On Missing Out on WMOF

It’s happening. All around me, The buzz is about the family. First, there will be the World Meeting of Families. Quickly following, there will be the Extraordinary Synod on the Family.

 

The world of Catholic media (and even Catholic Facebook, which isn’t really Catholic media, is it?) is nearly frenetic in its activity. People are moving to and fro, jockeying for position and trying to make sense of news as every picture and quote becomes available.

 

I can’t even. I just can’t.

 

I’m taking a different approach to the whole thing. I have a family. It’s rather large. Right now, it’s rather needy. I’m the mom in that family and it’s my vocation to meet their needs. I can’t keep up with the swirl around every new “story.”  Indeed, I find they distract me from the task at hand: raising a family.

 

So, in honor of the World Meeting of Families, I’m stepping away from Facebook and Twitter. Instead, I’m curling up with some well-worn little books in my home. I’m going to hold in my hands some wisdom of the ages. Honestly, I’m going to look to St. John Paul for some reassurance and some gentle encouragement in this daunting task of raising a family in 2015.

 

Maybe you’re home, too. Maybe the grand expanse of a world meeting of families seems overwhelming and –honestly—a little ridiculous from where you stand there in your pjs throwing in your first load of laundry.

 

Let’s read together. Here’s some gentle, but powerful, encouragement for your ordinary day, doing ordinary things for the glory of God.  There’s so much glory in this life at home. Here are  thoughts to get you praying as you sweep and rock and scrub and nurse. I’ll be back tomorrow with another hug.

 

By means of the sacrament of marriage, in which it is rooted and from which it draws its nourishment, the Christian family is continuously vivified by the Lord Jesus and called and engaged by Him in a dialogue with God through the sacraments, through the offering of one’s life and through prayer. In this priestly role, the Christian family is called to be sanctified and to sanctify the ecclesial community and the world (FC 55).

 

In affirming that the spouses, as parents, cooperate with God the Creator in conceiving and giving birth to a new human being, we are not speaking merely with reference to the laws of biology. Instead, we wish to emphasize that God himself is present in human fatherhood and motherhood quite differently than he is present in all other instances of begetting ‘on earth.’ Indeed, God alone is the source of that ‘image and likeness’ which is proper to the human being, as it was received at Creation. Begetting is the continuation of Creation. (Evangelium Vitae 43; citing Letter to Families, 9).

 

"By virtue of their ministry of educating, parents are through the witness of their lives the first heralds of the gospel for their children.
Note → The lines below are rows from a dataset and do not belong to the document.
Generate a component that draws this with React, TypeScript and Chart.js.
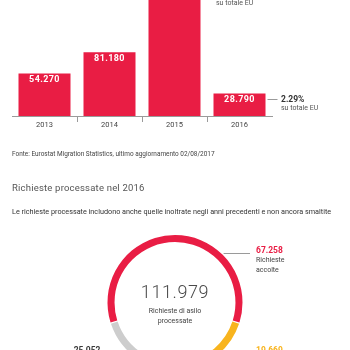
import { useEffect, useRef } from 'react';
import { Chart, registerables } from 'chart.js';

Chart.register(...registerables);

// ---- data ----
const years = ['2013', '2014', '2015', '2016'];
const applications = [54270, 81180, 162450, 28790];
const euShare: (number | null)[] = [null, null, 12.28, 2.29];
const shareCaption = 'su totale EU';
const barScaleMax = 148000;

const decisionLabels = ['Richieste accolte', 'Richieste respinte', 'Altre decisioni'];
const decisionValues = [67258, 19669, 25052];
const decisionCaptions = [['Richieste', 'accolte'], ['Richieste', 'respinte'], ['Altre', 'decisioni']];
const totalProcessed = 111979;
const centerCaption = ['Richieste di asilo', 'processate'];

const sourceText = 'Fonte: Eurostat Migration Statistics, ultimo aggiornamento 02/08/2017';
const titleText = 'Richieste processate nel 2016';
const subtitleText = 'Le richieste processate includono anche quelle inoltrate negli anni precedenti e non ancora smaltite';

// ---- styles ----
const RED = '#E91D44';
const YELLOW = '#F8B41E';
const GRAY = '#CDCDCD';
const FONT = 'Roboto, "Open Sans", sans-serif';

const fmt = (n: number) => String(n).replace(/\B(?=(\d{3})+(?!\d))/g, '.');

const barLabels = {
  id: 'barLabels',
  afterDatasetsDraw(chart: any) {
    const ctx = chart.ctx;
    const meta = chart.getDatasetMeta(0);
    ctx.save();
    meta.data.forEach((bar: any, i: number) => {
      const { x, y, width } = bar.getProps(['x', 'y', 'width'], true);
      ctx.fillStyle = '#fff';
      ctx.font = `bold 9px ${FONT}`;
      ctx.textAlign = 'center';
      ctx.textBaseline = 'middle';
      (ctx as any).letterSpacing = '0.4px';
      ctx.fillText(fmt(applications[i]), x, y + 6);
      (ctx as any).letterSpacing = '0px';
      const share = euShare[i];
      if (share != null) {
        const right = x + width / 2;
        const ly = Math.round(y + 6) + 0.5;
        ctx.strokeStyle = '#9a9a9a';
        ctx.lineWidth = 1;
        ctx.beginPath();
        ctx.moveTo(right + 2, ly);
        ctx.lineTo(right + 12, ly);
        ctx.stroke();
        ctx.textAlign = 'left';
        ctx.fillStyle = '#333';
        ctx.font = `bold 8.5px ${FONT}`;
        ctx.fillText(share.toFixed(2) + '%', right + 15.5, y + 6);
        ctx.fillStyle = '#555';
        ctx.font = `7px ${FONT}`;
        ctx.fillText(shareCaption, right + 15.5, y + 15);
      }
    });
    ctx.restore();
  },
};

const labelPlacement = [
  { dx: 81, dy: -51.5, align: 'left' },
  { dx: 81, dy: 48.5, align: 'left' },
  { dx: -74.5, dy: 48.5, align: 'right' },
];
const labelColors = [RED, YELLOW, '#3a3a3a'];

const donutLabels = {
  id: 'donutLabels',
  afterDraw(chart: any) {
    const ctx = chart.ctx;
    const arc = chart.getDatasetMeta(0).data[0];
    const { x: cx, y: cy, outerRadius } = arc.getProps(['x', 'y', 'outerRadius'], true);
    ctx.save();
    ctx.textBaseline = 'middle';
    ctx.textAlign = 'center';
    ctx.fillStyle = '#4a4a4a';
    ctx.font = `300 18px ${FONT}`;
    (ctx as any).letterSpacing = '0.6px';
    ctx.fillText(fmt(totalProcessed), cx, cy - 9.5);
    (ctx as any).letterSpacing = '0px';
    ctx.font = `7px ${FONT}`;
    ctx.fillStyle = '#444';
    ctx.fillText(centerCaption[0], cx, cy + 8.5);
    ctx.fillText(centerCaption[1], cx, cy + 18.5);

    decisionValues.forEach((v, i) => {
      const p = labelPlacement[i];
      const tx = cx + p.dx;
      const ty = cy + p.dy;
      const ly = Math.round(ty + 2) + 0.5;
      const r = outerRadius + 2;
      const dyl = ly - cy;
      const side = p.align === 'left' ? 1 : -1;
      const sx = cx + side * Math.sqrt(Math.max(r * r - dyl * dyl, 0));
      ctx.strokeStyle = '#9a9a9a';
      ctx.lineWidth = 1;
      ctx.beginPath();
      ctx.moveTo(sx, ly);
      ctx.lineTo(tx - side * 6, ly);
      ctx.stroke();
      ctx.textAlign = p.align;
      ctx.fillStyle = labelColors[i];
      ctx.font = `bold 8.5px ${FONT}`;
      ctx.fillText(fmt(v), tx, ty);
      ctx.fillStyle = '#444';
      ctx.font = `7px ${FONT}`;
      ctx.fillText(decisionCaptions[i][0], tx, ty + 9.5);
      ctx.fillText(decisionCaptions[i][1], tx, ty + 18.8);
    });
    ctx.restore();
  },
};

export default function App() {
  const barRef = useRef<HTMLCanvasElement>(null);
  const donutRef = useRef<HTMLCanvasElement>(null);
  const textRef = useRef<HTMLCanvasElement>(null);

  useEffect(() => {
    const bar = new Chart(barRef.current!, {
      type: 'bar',
      data: {
        labels: years,
        datasets: [
          {
            data: applications,
            backgroundColor: RED,
            borderWidth: 0,
            barPercentage: 0.8,
            categoryPercentage: 1,
          },
        ],
      },
      options: {
        responsive: false,
        animation: false,
        layout: { padding: { left: 12, right: 78, top: 0, bottom: 0 } },
        plugins: { legend: { display: false }, tooltip: { enabled: false } },
        scales: {
          x: {
            offset: true,
            afterFit: (s: any) => {
              s.height = 19;
            },
            grid: {
              offset: true,
              drawOnChartArea: false,
              drawTicks: true,
              tickLength: 6,
              color: (c: any) => (c.index === undefined || c.index === 0 ? 'rgba(0,0,0,0)' : '#9a9a9a'),
            },
            border: { display: true, color: '#9a9a9a', width: 1 },
            ticks: { color: '#444', font: { size: 7.5, family: FONT }, padding: -1 },
          },
          y: { display: false, min: 0, max: barScaleMax },
        },
      } as any,
      plugins: [barLabels],
    });

    const total = decisionValues.reduce((a, b) => a + b, 0);
    const donut = new Chart(donutRef.current!, {
      type: 'doughnut',
      data: {
        labels: decisionLabels,
        datasets: [
          {
            data: decisionValues,
            backgroundColor: [RED, YELLOW, GRAY],
            borderWidth: 0,
            spacing: 1,
          },
        ],
      },
      options: {
        responsive: false,
        animation: false,
        rotation: -(decisionValues[0] / total) * 180,
        radius: 67,
        cutout: '89.5%',
        layout: { padding: 0 },
        plugins: { legend: { display: false }, tooltip: { enabled: false } },
      } as any,
      plugins: [donutLabels],
    });

    const tctx = textRef.current!.getContext('2d')!;
    tctx.clearRect(0, 0, 350, 80);
    tctx.textBaseline = 'middle';
    tctx.textAlign = 'left';
    tctx.fillStyle = '#444';
    tctx.font = `6.45px ${FONT}`;
    tctx.fillText(sourceText, 12, 14.5);
    tctx.fillStyle = '#555';
    tctx.font = `9.5px ${FONT}`;
    (tctx as any).letterSpacing = '0.2px';
    tctx.fillText(titleText, 12, 48.3);
    (tctx as any).letterSpacing = '0px';
    tctx.fillStyle = '#333';
    tctx.font = `7.25px ${FONT}`;
    tctx.fillText(subtitleText, 12, 71.7);

    return () => {
      bar.destroy();
      donut.destroy();
    };
  }, []);

  return (
    <div
      style={{
        position: 'fixed',
        left: 0,
        top: 0,
        width: 350,
        height: 350,
        overflow: 'hidden',
        background: '#fff',
        fontFamily: FONT,
      }}
    >
      <canvas ref={barRef} width={350} height={135} style={{ position: 'absolute', left: 0, top: 0 }} />
      <canvas
        ref={textRef}
        width={350}
        height={80}
        style={{ position: 'absolute', left: 0, top: 140 }}
        aria-label={`${sourceText}. ${titleText}. ${subtitleText}`}
      />
      <canvas ref={donutRef} width={350} height={165} style={{ position: 'absolute', left: 0, top: 220 }} />
    </div>
  );
}
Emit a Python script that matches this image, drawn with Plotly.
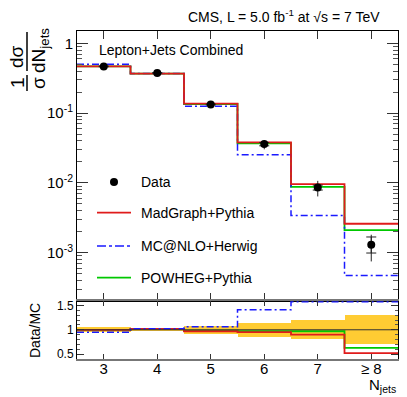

Furthermore, by praying with their children, by reading the word of God with them and by introducing them...into the Body of Christ—both the Eucharistic and the ecclesial body—they become fully parents, in that they are begetters not only of bodily life, but also of the life that through the Spirit's renewal flows from the cross and resurrection of Christ" (Familiaris Consortio, #39).

 

“Family prayer has its own characteristic qualities. It is prayer offered in common, husband and wife together, parents and children together…by reason of their dignity and mission, Christian parents have the specific responsibility of educating their children in prayer, introducing them to gradual discovery of the mystery of God and to personal dialogue with Him…”(Familiaris Consortio #59-60).

 

“The Christian family is called upon like the large-scale Church, to be a sign of unity for the world and in this way exercise its prophetic role by bearing witness to the Kingdom and peace of Christ, towards which the whole world is journeying” (FC 48).

 

Human beings are not the same thing as the images proposed in advertising and shown by the modern mass media. They are much more, in their physical and psychic unity, as composites of soul and body, as persons. They are much more because of their vocation to love, which introduces them as male and female into the realm of the “great mystery” (LF 20).

 

“Christ entrusted man to the Church; he entrusted man to her as the way of her mission and ministry. Of all the many paths that man walks, the family is the first and most important. It is a common path to all, yet one which is particular, unique and unrepeatable just like every individual is unrepeatable” (cf. LF 2).